■ Task to carry out: Retype the lines beneath this one, from the first through the line containing "tick_bars = [3, 11, 19, 27, 35, 43, 51, 59]". Pictures are left out.

###

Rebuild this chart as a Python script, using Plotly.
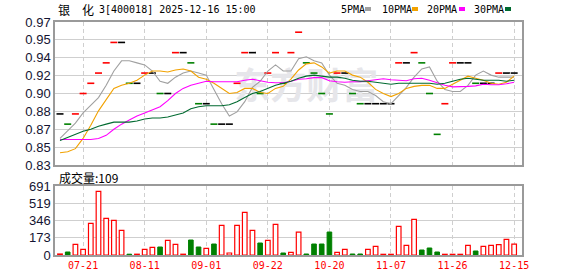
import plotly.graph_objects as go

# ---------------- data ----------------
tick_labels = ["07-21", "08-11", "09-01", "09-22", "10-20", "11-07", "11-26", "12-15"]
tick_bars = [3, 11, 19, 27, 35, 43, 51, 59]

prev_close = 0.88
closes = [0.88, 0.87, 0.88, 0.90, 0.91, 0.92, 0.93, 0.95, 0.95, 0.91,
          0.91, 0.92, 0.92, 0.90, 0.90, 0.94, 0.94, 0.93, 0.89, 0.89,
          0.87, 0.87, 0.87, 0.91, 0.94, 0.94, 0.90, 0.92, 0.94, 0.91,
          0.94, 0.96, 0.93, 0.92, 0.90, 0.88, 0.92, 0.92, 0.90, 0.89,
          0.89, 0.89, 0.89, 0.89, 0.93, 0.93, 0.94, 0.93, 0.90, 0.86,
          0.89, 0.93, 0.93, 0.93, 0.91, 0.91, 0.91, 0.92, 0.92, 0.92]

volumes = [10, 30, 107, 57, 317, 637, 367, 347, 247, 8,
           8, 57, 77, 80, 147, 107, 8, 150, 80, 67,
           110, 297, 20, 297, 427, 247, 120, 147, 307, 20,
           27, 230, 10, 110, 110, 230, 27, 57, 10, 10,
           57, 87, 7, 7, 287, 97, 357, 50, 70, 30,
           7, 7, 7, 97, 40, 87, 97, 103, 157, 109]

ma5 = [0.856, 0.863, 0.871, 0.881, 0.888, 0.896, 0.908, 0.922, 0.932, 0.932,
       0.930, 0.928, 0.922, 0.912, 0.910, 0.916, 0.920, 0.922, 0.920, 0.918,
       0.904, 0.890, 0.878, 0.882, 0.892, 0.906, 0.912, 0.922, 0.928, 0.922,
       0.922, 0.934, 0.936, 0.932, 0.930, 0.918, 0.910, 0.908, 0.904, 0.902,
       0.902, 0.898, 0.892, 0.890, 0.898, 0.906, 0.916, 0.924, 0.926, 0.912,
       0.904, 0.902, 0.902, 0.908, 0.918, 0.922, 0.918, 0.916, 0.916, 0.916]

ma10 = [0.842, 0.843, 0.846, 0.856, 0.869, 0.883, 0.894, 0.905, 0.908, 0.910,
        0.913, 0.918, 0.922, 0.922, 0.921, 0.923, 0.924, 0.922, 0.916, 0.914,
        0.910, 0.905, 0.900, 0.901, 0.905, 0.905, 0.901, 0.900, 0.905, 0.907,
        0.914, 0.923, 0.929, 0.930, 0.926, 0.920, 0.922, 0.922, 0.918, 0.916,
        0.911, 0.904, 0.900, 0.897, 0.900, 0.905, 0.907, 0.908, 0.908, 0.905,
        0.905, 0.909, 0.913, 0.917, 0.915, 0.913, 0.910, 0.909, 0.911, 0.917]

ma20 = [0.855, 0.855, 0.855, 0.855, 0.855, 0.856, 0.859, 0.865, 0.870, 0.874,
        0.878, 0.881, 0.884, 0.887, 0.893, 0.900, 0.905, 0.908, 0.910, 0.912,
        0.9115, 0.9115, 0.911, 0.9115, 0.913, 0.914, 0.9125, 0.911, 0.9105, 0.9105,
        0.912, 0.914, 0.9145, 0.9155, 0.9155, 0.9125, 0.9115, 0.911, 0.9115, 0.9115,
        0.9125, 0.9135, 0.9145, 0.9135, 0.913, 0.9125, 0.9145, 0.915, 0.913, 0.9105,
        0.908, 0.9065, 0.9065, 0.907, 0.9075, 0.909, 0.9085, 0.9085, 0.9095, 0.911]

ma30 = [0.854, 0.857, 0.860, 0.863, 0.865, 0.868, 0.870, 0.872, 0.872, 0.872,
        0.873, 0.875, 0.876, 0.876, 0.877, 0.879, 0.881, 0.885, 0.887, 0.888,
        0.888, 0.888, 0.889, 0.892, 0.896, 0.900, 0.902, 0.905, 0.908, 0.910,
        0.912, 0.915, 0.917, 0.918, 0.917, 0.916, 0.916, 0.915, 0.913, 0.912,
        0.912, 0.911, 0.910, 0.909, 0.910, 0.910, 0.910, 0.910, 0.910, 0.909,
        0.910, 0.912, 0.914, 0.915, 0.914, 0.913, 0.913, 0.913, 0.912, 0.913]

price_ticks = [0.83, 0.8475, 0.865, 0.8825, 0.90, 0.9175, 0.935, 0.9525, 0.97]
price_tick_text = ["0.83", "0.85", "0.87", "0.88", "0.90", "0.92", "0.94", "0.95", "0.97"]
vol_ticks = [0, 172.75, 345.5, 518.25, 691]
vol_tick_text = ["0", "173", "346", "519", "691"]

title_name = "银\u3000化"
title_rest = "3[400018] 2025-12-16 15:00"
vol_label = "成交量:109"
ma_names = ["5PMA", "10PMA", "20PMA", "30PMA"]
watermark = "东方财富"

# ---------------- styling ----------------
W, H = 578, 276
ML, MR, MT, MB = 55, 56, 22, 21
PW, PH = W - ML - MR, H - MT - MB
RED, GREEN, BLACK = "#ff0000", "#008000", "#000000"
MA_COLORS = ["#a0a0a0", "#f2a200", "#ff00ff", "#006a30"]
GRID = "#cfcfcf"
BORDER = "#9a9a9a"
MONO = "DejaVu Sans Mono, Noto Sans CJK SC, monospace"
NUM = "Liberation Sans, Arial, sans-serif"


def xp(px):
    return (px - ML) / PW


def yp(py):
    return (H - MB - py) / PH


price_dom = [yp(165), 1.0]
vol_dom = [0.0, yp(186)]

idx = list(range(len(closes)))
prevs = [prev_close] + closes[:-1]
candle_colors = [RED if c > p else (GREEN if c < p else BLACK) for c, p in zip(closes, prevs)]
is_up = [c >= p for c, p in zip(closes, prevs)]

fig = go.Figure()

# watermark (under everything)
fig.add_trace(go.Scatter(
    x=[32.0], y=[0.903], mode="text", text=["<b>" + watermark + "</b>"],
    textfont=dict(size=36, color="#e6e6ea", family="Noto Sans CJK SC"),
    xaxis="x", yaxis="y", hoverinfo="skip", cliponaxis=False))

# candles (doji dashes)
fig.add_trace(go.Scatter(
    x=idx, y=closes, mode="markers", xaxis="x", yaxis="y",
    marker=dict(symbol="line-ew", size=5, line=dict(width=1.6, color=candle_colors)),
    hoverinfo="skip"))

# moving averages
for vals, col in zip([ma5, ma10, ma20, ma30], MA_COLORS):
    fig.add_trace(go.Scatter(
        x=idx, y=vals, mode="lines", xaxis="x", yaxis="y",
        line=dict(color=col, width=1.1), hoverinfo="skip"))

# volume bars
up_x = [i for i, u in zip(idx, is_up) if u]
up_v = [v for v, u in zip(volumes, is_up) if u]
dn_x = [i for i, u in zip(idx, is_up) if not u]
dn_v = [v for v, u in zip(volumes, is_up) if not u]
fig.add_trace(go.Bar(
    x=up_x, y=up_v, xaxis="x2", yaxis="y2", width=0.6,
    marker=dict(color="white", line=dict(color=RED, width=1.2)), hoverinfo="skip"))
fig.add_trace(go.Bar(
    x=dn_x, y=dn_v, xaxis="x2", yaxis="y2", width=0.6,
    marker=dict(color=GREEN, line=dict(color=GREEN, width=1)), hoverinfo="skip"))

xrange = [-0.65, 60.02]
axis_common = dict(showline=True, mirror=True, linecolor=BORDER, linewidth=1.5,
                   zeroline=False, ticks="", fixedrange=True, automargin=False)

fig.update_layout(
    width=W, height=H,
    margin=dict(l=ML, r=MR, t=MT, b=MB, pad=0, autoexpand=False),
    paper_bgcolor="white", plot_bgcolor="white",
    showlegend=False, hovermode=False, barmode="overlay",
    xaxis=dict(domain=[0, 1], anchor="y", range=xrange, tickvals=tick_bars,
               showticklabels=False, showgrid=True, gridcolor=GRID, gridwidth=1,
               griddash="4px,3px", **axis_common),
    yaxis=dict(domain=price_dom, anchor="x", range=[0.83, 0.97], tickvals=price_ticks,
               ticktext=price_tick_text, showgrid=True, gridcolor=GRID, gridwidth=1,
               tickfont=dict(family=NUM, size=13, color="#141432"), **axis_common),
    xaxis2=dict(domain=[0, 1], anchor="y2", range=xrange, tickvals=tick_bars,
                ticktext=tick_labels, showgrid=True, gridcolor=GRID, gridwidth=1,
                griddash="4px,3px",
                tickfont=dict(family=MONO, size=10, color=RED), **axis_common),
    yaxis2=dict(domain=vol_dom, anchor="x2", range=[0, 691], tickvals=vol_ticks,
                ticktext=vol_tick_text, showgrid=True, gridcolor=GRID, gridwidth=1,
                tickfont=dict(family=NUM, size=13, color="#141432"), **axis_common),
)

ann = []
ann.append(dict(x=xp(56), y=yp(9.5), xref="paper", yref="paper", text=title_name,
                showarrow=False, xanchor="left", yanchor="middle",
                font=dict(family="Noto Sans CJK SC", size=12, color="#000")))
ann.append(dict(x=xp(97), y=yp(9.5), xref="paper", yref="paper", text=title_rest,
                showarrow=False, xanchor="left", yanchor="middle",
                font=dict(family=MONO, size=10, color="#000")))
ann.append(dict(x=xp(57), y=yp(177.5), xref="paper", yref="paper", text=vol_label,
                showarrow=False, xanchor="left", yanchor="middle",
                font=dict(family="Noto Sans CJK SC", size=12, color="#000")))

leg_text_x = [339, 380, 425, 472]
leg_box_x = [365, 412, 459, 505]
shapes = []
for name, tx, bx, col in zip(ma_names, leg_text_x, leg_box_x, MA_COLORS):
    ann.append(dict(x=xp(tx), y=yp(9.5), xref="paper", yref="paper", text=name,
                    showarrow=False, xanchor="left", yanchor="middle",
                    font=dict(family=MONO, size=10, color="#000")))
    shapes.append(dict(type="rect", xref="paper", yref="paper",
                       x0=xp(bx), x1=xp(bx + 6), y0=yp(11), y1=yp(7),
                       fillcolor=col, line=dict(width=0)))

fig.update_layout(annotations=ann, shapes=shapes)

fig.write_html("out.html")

###

■ Answer to the problem:
Rebuild this chart as a Python script, using Plotly.
import plotly.graph_objects as go

# ---------------- data ----------------
tick_labels = ["07-21", "08-11", "09-01", "09-22", "10-20", "11-07", "11-26", "12-15"]
tick_bars = [3, 11, 19, 27, 35, 43, 51, 59]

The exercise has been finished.